AMERICUS — Jimmy Carter has often sparked controversy for things he's said or written, but now the former president finds himself the flashpoint in a small-town debate he did nothing to provoke.
Souther Field Airport in Americus — about 20 miles from Carter's hometown of Plains — is set to be renamed Jimmy Carter Regional Airport on Sunday, and not everyone's happy about the change.
The Americus City Council and Sumter County Board of Commissioners voted unanimously for the change last month, and the Americus and Sumter County Airport Authority approved it 3 to 1.
Opponents say they have no issue with Carter himself, and would be pleased to see anything else in town named after the former president. They just want to preserve local history.
"I have no problem with Jimmy Carter or his family. We're proud that he was the 39th president," said airport authority chairman Frank Joiner, who didn't cast a vote because there was no need for a tiebreaker.
The airport is named after Henry Souther, who helped develop the airfield as a military training base during World War I. Joiner and others want to preserve the history of the airfield where Charles Lindbergh flew solo for the first time, four years before he piloted the Spirit of St. Louis from New York to Paris in 1927.
"We have a 92-year-old history of Souther Field. It was already named after an aviator. This change is destroying history," Joiner said. "Many pilots like myself, we feel like we're going to lose our roots here."
The Americus Times-Recorder was first to report on the controversy, which has prompted some letters to the editor opposing the change.
City councilwoman Eloise Paschal said she was shocked to learn of any opposition to renaming the airport, which sees fewer than 100 corporate and personal flights a week and serves no commercial carriers.
"I thought he was deserving," she said. "I have known the Carters for a long time, and I have enormous respect for them."
She said she didn't hear about opposition until after the vote, but she's not inclined to change her mind.
Americus Mayor Barry Blount said he and the city council members thought it was important to name a site after the former president and that he too was surprised to hear of opposition.

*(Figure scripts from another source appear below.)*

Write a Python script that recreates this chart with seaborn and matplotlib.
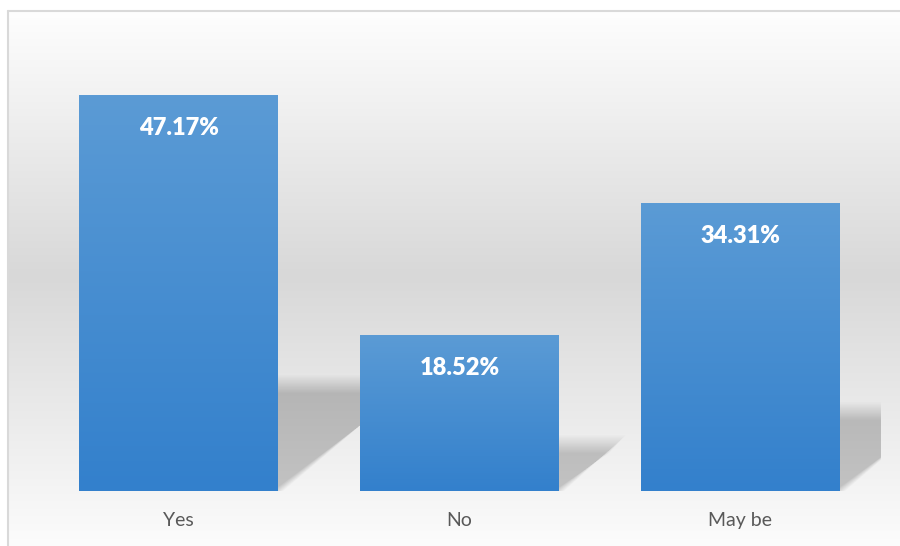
import numpy as np
import pandas as pd
import matplotlib
matplotlib.use("Agg")
import matplotlib.pyplot as plt
import seaborn as sns
from matplotlib.patches import Polygon
from matplotlib.colors import LinearSegmentedColormap

categories = ["Yes", "No", "May be"]
values = [47.17, 18.52, 34.31]
value_labels = ["47.17%", "18.52%", "34.31%"]

sns.set_theme(style="white")
plt.rcParams['font.family'] = ['Lato', 'DejaVu Sans']

W, H = 900, 546
fig = plt.figure(figsize=(W / 100, H / 100), dpi=100)

# background gradient (figure-wide)
bg = fig.add_axes([0, 0, 1, 1], zorder=-10)
bg.axis("off")
ys = np.arange(H)
g = np.interp(ys, [11, 275, 546], [254, 216, 252]) / 255.0
grad_img = np.repeat(g[:, None], 4, axis=1)
grad_rgb = np.dstack([grad_img, grad_img, grad_img])
bg.imshow(grad_rgb[11:], extent=(8, W, H, 11), aspect="auto", interpolation="bilinear")
bg.plot([8, 8], [H, 11], color="#d9d9d9", lw=1.5)
bg.plot([8, W], [11, 11], color="#d9d9d9", lw=1.5)
bg.set_xlim(0, W)
bg.set_ylim(H, 0)

# main axes
ax_left, ax_right, ax_bottom, ax_top = 38, 881, 491, 72.3
ax = fig.add_axes([ax_left / W, 1 - ax_bottom / H, (ax_right - ax_left) / W, (ax_bottom - ax_top) / H])
ax.patch.set_alpha(0)

df = pd.DataFrame({"cat": categories, "val": values})
sns.barplot(data=df, x="cat", y="val", ax=ax, width=0.708, color="#5B9BD5",
            saturation=1, zorder=3, edgecolor="none", linewidth=0)
ax.set_xlim(-0.5, 2.5)
ax.set_ylim(0, 50)

px_x = (ax_right - ax_left) / 3.0
px_y = (ax_bottom - ax_top) / 50.0

cmap = LinearSegmentedColormap.from_list("bar", ["#3380CC", "#5B9BD5"])
grad = np.linspace(0, 1, 256)[:, None]

for p in list(ax.patches):
    x0, w, h = p.get_x(), p.get_width(), p.get_height()
    # gradient fill
    ax.imshow(grad, extent=[x0, x0 + w, 0, h], aspect="auto", cmap=cmap,
              origin="lower", zorder=4, interpolation="bilinear")
    # perspective shadow (soft, layered)
    hs = 0.25 * h + 1.0
    dx = 1.25 * hs * px_y / px_x
    for s in np.linspace(-9, 9, 25):
        hh = hs + s / px_y
        dd = dx + s * 0.9 / px_x
        poly = Polygon([(x0, 0), (x0 + w + s * 0.6 / px_x, 0), (x0 + w + dd, hh), (x0 + dd, hh)],
                       closed=True, facecolor="black", edgecolor="none", alpha=0.0085, zorder=1)
        ax.add_patch(poly)

for i, (v, lab) in enumerate(zip(values, value_labels)):
    ax.text(i, v - 3.82, lab, ha="center", va="center", color="white",
            fontweight="heavy", fontsize=17, zorder=6)

ax.set_xticks(range(len(categories)))
ax.set_xticklabels(categories, fontsize=14, color="#595959")
ax.tick_params(axis="x", length=0, pad=15)
ax.set_yticks([])
ax.set_xlabel("")
ax.set_ylabel("")
for sp in ax.spines.values():
    sp.set_visible(False)

fig.savefig("out.png", dpi=100)
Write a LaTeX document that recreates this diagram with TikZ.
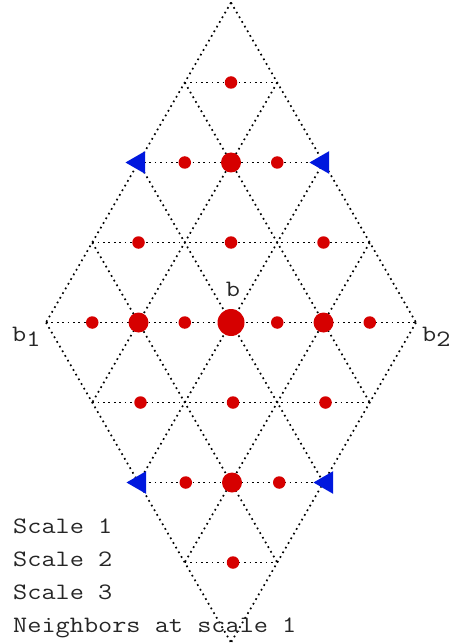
\documentclass[tikz,border=0pt]{standalone}
\usepackage{fontspec}
\newfontfamily\courlike[FakeStretch=1.17]{Latin Modern Mono}
\usetikzlibrary{calc,shapes.geometric}
\definecolor{dotred}{RGB}{214,0,0}
\definecolor{triblue}{RGB}{0,24,222}
\tikzset{
  grid/.style={draw=black, line width=1.7pt, dash pattern=on 1.7pt off 3.7pt},
  small/.style={circle, fill=dotred, inner sep=0pt, minimum size=12.5pt},
  medium/.style={circle, fill=dotred, inner sep=0pt, minimum size=20pt},
  large/.style={circle, fill=dotred, inner sep=0pt, minimum size=27pt},
  nb/.style={isosceles triangle, isosceles triangle apex angle=60, fill=triblue, inner sep=0pt, minimum height=19.5pt, shape border rotate=180},
  lbl/.style={font=\courlike\fontsize{23.5pt}{28pt}\selectfont, text=black!85, inner sep=0pt},
  legend/.style={lbl, anchor=base west}
}
\begin{document}
\begin{tikzpicture}[x=1pt,y=-1pt]
\useasboundingbox (0,0) rectangle (449,644);
\def\cx{231}
\def\cy{322.5}
\def\hw{46.25}
\def\rh{80}
% grid lines: diagonals
\foreach \k in {0,...,4}{
  \coordinate (dlA-\k) at ({\cx+\hw*\k},{\cy-4*\rh+\rh*\k});
  \coordinate (dlB-\k) at ({\cx+\hw*\k-4*\hw},{\cy+\rh*\k});
  \coordinate (drA-\k) at ({\cx-\hw*\k},{\cy-4*\rh+\rh*\k});
  \coordinate (drB-\k) at ({\cx-\hw*\k+4*\hw},{\cy+\rh*\k});
  \draw[grid] (dlA-\k) -- (dlB-\k);
  \draw[grid] (drA-\k) -- (drB-\k);
}
% horizontal lines
\foreach \k/\m in {1/1,2/2,3/3,4/4,5/3,6/2,7/1}{
  \coordinate (hL-\k) at ({\cx-\hw*\m},{\cy-4*\rh+\rh*\k});
  \coordinate (hR-\k) at ({\cx+\hw*\m},{\cy-4*\rh+\rh*\k});
  \draw[grid] (hL-\k) -- (hR-\k);
}
% dots
\node[small] (r1) at (\cx,{\cy-3*\rh}) {};
\node[small] (r2a) at ({\cx-\hw},{\cy-2*\rh}) {};
\node[medium] (r2b) at (\cx,{\cy-2*\rh}) {};
\node[small] (r2c) at ({\cx+\hw},{\cy-2*\rh}) {};
\node[small] (r3a) at ({\cx-2*\hw},{\cy-\rh}) {};
\node[small] (r3b) at (\cx,{\cy-\rh}) {};
\node[small] (r3c) at ({\cx+2*\hw},{\cy-\rh}) {};
\node[small] (r4a) at ({\cx-3*\hw},\cy) {};
\node[medium] (r4b) at ({\cx-2*\hw},\cy) {};
\node[small] (r4c) at ({\cx-\hw},\cy) {};
\node[large] (r4d) at (\cx,\cy) {};
\node[small] (r4e) at ({\cx+\hw},\cy) {};
\node[medium] (r4f) at ({\cx+2*\hw},\cy) {};
\node[small] (r4g) at ({\cx+3*\hw},\cy) {};
\node[small] (r5a) at ({\cx-2*\hw+2},{\cy+\rh}) {};
\node[small] (r5b) at ({\cx+2},{\cy+\rh}) {};
\node[small] (r5c) at ({\cx+2*\hw+2},{\cy+\rh}) {};
\node[small] (r6a) at ({\cx-\hw+1},{\cy+2*\rh}) {};
\node[medium] (r6b) at ({\cx+1},{\cy+2*\rh}) {};
\node[small] (r6c) at ({\cx+\hw+2},{\cy+2*\rh}) {};
\node[small] (r7) at ({\cx+2},{\cy+3*\rh}) {};
% neighbours
\node[nb] (n1) at ({\cx-2*\hw},{\cy-2*\rh}) {};
\node[nb] (n2) at ({\cx+2*\hw-1},{\cy-2*\rh}) {};
\node[nb] (n3) at ({\cx-2*\hw+1},{\cy+2*\rh}) {};
\node[nb] (n4) at ({\cx+2*\hw+3},{\cy+2*\rh}) {};
% labels
\node[lbl] (lb) at (233,289) {b};
\node[lbl, anchor=base west] (lb1) at (12,341) {b\raisebox{-5pt}{1}};
\node[lbl, anchor=base west] (lb2) at (422,341) {b\raisebox{-5pt}{2}};
% legend
\node[legend] (s1) at (13,533) {Scale 1};
\node[legend] (s2) at (13,566) {Scale 2};
\node[legend] (s3) at (13,599) {Scale 3};
\node[legend] (s4) at (13,632) {Neighbors at scale 1};
\end{tikzpicture}
\end{document}
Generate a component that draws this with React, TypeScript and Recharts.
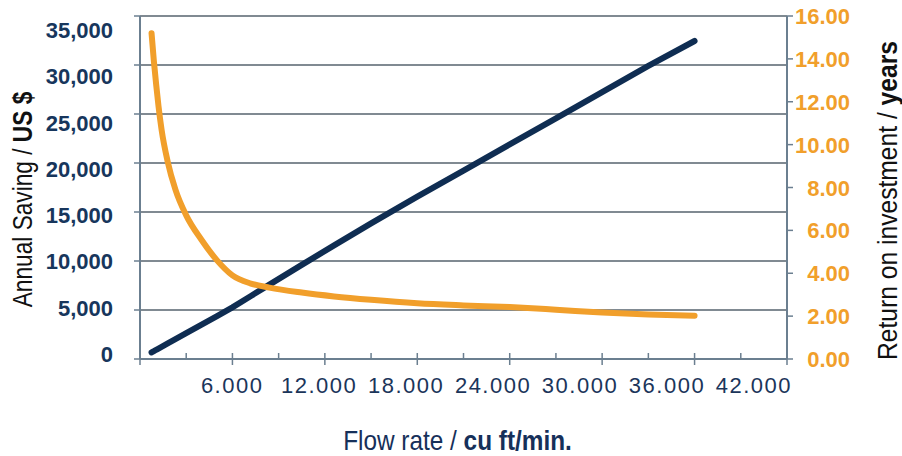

"I think it's just important for this community to honor President Carter and his many contributions to not only our area but the whole country," he said. "I knew there'd be some resistance but I didn't really know how much."
The location is fitting, Blount said, because it was the site of Carter's great-grandfather's farm.
Carter plans to attend the renaming ceremony Sunday at 3 p.m. and make some remarks, his spokeswoman Deanna Congileo said Friday.
Rick Urash, a flight instructor at the airport, wrote a letter to Carter on Sept. 23 asking him to intervene.
"There must be hundreds of things named after you but to my knowledge once Souther is gone there is no reminder at all of his good name save his tombstone," Urash wrote in the letter.
Two weeks later, his letter came back from Carter with a handwritten note scrawled at the top: "To Rick Urash- I discouraged the City Council and wanted the naming honors to go to Brown Hodges. Best wishes, Jimmy C."
Hodges was a longtime chairman of the airport authority, said Urash, who was thrilled to hear from the former president. The airport's terminal was named after him in July in a ceremony attended by Carter and his wife, Rosalynn, Urash said.
"I'm just grateful that he has heard us," Urash said. "I'm hoping that he will really just gracefully decline."